• _DATASET EXCERPT_
====================

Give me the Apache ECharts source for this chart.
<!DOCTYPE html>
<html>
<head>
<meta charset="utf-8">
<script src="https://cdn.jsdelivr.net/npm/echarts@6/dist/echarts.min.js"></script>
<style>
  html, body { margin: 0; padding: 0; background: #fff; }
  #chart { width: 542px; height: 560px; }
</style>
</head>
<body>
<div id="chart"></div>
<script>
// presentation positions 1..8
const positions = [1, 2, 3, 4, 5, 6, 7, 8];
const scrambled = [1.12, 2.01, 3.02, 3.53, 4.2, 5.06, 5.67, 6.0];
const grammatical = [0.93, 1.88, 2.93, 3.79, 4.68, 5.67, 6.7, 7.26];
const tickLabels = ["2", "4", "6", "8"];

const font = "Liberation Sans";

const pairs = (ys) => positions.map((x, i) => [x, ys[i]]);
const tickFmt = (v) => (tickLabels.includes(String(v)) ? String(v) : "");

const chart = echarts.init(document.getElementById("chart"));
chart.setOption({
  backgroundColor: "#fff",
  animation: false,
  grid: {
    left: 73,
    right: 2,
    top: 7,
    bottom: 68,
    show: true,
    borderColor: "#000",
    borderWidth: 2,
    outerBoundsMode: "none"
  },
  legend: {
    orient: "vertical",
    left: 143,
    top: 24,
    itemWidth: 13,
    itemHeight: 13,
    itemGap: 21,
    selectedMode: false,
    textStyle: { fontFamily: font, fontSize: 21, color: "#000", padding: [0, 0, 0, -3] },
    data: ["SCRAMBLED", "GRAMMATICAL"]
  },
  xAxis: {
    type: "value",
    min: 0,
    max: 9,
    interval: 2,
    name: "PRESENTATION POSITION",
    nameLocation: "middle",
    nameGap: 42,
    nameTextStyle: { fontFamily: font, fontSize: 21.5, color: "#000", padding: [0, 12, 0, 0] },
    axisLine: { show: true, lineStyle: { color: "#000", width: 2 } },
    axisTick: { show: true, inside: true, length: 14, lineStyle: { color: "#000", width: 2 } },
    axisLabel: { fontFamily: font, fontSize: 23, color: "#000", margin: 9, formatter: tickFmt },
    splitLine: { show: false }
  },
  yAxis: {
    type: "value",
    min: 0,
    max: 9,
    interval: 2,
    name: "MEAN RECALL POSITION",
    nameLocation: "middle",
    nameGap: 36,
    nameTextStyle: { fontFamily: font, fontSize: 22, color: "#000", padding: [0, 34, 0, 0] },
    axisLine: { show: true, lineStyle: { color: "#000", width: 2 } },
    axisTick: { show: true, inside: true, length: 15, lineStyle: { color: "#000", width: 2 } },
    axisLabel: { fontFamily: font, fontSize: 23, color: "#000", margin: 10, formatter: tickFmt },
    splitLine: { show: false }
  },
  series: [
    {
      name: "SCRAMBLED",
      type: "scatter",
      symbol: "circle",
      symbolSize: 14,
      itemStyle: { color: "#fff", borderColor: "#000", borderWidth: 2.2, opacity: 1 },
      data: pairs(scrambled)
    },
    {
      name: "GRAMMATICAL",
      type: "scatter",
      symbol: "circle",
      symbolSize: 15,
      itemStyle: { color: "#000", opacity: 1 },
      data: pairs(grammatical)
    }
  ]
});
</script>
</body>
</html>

====================

• _WHAT YOU ARE ASKED TO DO_
Retype the material in full. Each word must match.

• _OUTPUT BELOW_
Give me the Apache ECharts source for this chart.
<!DOCTYPE html>
<html>
<head>
<meta charset="utf-8">
<script src="https://cdn.jsdelivr.net/npm/echarts@6/dist/echarts.min.js"></script>
<style>
  html, body { margin: 0; padding: 0; background: #fff; }
  #chart { width: 542px; height: 560px; }
</style>
</head>
<body>
<div id="chart"></div>
<script>
// presentation positions 1..8
const positions = [1, 2, 3, 4, 5, 6, 7, 8];
const scrambled = [1.12, 2.01, 3.02, 3.53, 4.2, 5.06, 5.67, 6.0];
const grammatical = [0.93, 1.88, 2.93, 3.79, 4.68, 5.67, 6.7, 7.26];
const tickLabels = ["2", "4", "6", "8"];

const font = "Liberation Sans";

const pairs = (ys) => positions.map((x, i) => [x, ys[i]]);
const tickFmt = (v) => (tickLabels.includes(String(v)) ? String(v) : "");

const chart = echarts.init(document.getElementById("chart"));
chart.setOption({
  backgroundColor: "#fff",
  animation: false,
  grid: {
    left: 73,
    right: 2,
    top: 7,
    bottom: 68,
    show: true,
    borderColor: "#000",
    borderWidth: 2,
    outerBoundsMode: "none"
  },
  legend: {
    orient: "vertical",
    left: 143,
    top: 24,
    itemWidth: 13,
    itemHeight: 13,
    itemGap: 21,
    selectedMode: false,
    textStyle: { fontFamily: font, fontSize: 21, color: "#000", padding: [0, 0, 0, -3] },
    data: ["SCRAMBLED", "GRAMMATICAL"]
  },
  xAxis: {
    type: "value",
    min: 0,
    max: 9,
    interval: 2,
    name: "PRESENTATION POSITION",
    nameLocation: "middle",
    nameGap: 42,
    nameTextStyle: { fontFamily: font, fontSize: 21.5, color: "#000", padding: [0, 12, 0, 0] },
    axisLine: { show: true, lineStyle: { color: "#000", width: 2 } },
    axisTick: { show: true, inside: true, length: 14, lineStyle: { color: "#000", width: 2 } },
    axisLabel: { fontFamily: font, fontSize: 23, color: "#000", margin: 9, formatter: tickFmt },
    splitLine: { show: false }
  },
  yAxis: {
    type: "value",
    min: 0,
    max: 9,
    interval: 2,
    name: "MEAN RECALL POSITION",
    nameLocation: "middle",
    nameGap: 36,
    nameTextStyle: { fontFamily: font, fontSize: 22, color: "#000", padding: [0, 34, 0, 0] },
    axisLine: { show: true, lineStyle: { color: "#000", width: 2 } },
    axisTick: { show: true, inside: true, length: 15, lineStyle: { color: "#000", width: 2 } },
    axisLabel: { fontFamily: font, fontSize: 23, color: "#000", margin: 10, formatter: tickFmt },
    splitLine: { show: false }
  },
  series: [
    {
      name: "SCRAMBLED",
      type: "scatter",
      symbol: "circle",
      symbolSize: 14,
      itemStyle: { color: "#fff", borderColor: "#000", borderWidth: 2.2, opacity: 1 },
      data: pairs(scrambled)
    },
    {
      name: "GRAMMATICAL",
      type: "scatter",
      symbol: "circle",
      symbolSize: 15,
      itemStyle: { color: "#000", opacity: 1 },
      data: pairs(grammatical)
    }
  ]
});
</script>
</body>
</html>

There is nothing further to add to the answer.